Image: Courtesy of Dana Tanamachi

Oh, the good old times. Brands used to be stars. Admired by the masses because they had access to communicate with the masses. People were relegated to be the servants (also known as consumers) of brands: Pay and go away. Until we need you consumer again to finance our expensive mass media habit.

Game over

Well, not really. We still have brands worshipping at the Super Bowl altar, billions of dollar funneled through the mass media machine. And many brands will stay the course. It’s what they know. It’s how their company is structured. It’s how management measures success.

We experience a divide

While many brands are still delivering a bombastic show in half-filled houses, other brands have changed their job description.

They have transformed into roadies, supporting and help celebrating the community.

They don’t treat customers like annoying fans. They see them as real people.

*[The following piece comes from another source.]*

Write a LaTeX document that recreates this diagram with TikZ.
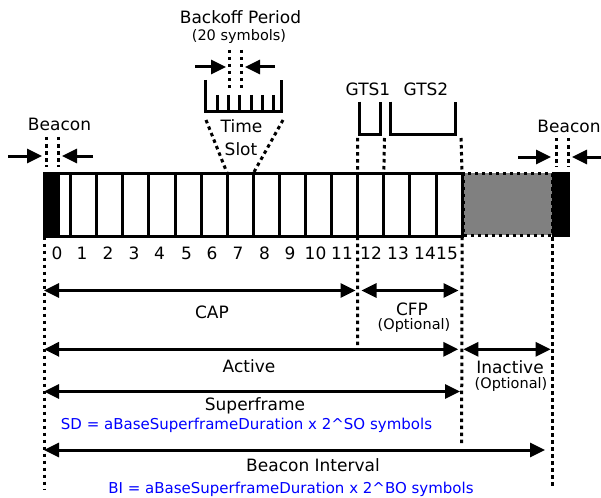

They don’t just maximize profits, they invest energy in building relationships with people. Backstage has become main stage.

They become part of the community, allowing people to get emotionally invested in their success.

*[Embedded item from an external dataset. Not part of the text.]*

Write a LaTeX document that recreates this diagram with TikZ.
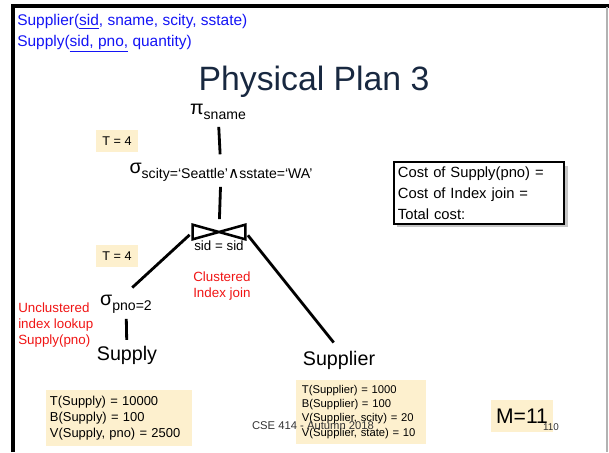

It’s less about monetary value, more about shared moral values.

It’s not about the big show. It’s about everything surrounding the big show. The little ideas. The small gestures.

No more artist riders

Sorry, the M&M bowls are gone. Just like the gallons of Ketel One. Becoming a roadie means losing a lot of privileges. It requires a re-visioning process throughout the whole organization. Reframing of thinking and your overall vision is tough work. And the execution is even harder. You can continue trying to be a rockstar. But you will play for smaller and rather lethargic crowds. The ROI will decrease and one day you will look over the fence and discover another world. An ecosystem of mutual respect, stakeholder value and a lively community. Might want to take off your costume now, ditch the big lights and huge stage. And get back to work for your people.